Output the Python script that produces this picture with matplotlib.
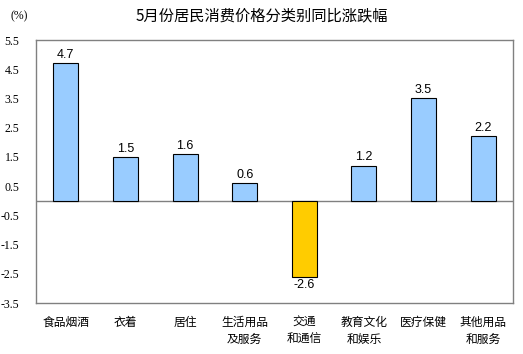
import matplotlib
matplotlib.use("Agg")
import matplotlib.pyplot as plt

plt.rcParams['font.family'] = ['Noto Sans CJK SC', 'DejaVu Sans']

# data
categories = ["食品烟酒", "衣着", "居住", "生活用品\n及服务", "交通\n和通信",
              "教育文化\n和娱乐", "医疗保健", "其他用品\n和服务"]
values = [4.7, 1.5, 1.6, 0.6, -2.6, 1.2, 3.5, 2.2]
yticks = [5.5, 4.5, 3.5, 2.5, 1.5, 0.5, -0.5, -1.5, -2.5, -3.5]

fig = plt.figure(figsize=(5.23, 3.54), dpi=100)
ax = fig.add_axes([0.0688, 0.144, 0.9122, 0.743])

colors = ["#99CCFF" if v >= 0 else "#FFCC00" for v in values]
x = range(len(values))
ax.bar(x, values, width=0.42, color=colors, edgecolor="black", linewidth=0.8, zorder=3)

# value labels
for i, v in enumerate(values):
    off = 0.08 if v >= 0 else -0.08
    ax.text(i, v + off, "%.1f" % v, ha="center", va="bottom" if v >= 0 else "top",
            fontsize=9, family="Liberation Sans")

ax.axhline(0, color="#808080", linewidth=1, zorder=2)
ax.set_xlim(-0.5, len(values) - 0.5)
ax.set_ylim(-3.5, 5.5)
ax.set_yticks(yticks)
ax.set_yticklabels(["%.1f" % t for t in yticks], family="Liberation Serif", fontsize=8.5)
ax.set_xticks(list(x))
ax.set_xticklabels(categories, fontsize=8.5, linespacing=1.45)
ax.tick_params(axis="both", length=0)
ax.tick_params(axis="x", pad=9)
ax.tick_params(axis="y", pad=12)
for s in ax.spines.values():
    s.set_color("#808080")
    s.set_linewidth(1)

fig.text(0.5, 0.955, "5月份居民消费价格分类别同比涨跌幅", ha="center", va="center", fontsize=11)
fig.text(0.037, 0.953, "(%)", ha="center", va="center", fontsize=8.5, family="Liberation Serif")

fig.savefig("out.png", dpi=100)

# THE PROBLEM
Restate the material word for word from its first line through the line containing "ax = fig.add_axes([0.0688, 0.144, 0.9122, 0.743])", both included; the pictures do not belong in it.

# RESULT FOR THIS TASK
Output the Python script that produces this picture with matplotlib.
import matplotlib
matplotlib.use("Agg")
import matplotlib.pyplot as plt

plt.rcParams['font.family'] = ['Noto Sans CJK SC', 'DejaVu Sans']

# data
categories = ["食品烟酒", "衣着", "居住", "生活用品\n及服务", "交通\n和通信",
              "教育文化\n和娱乐", "医疗保健", "其他用品\n和服务"]
values = [4.7, 1.5, 1.6, 0.6, -2.6, 1.2, 3.5, 2.2]
yticks = [5.5, 4.5, 3.5, 2.5, 1.5, 0.5, -0.5, -1.5, -2.5, -3.5]

fig = plt.figure(figsize=(5.23, 3.54), dpi=100)
ax = fig.add_axes([0.0688, 0.144, 0.9122, 0.743])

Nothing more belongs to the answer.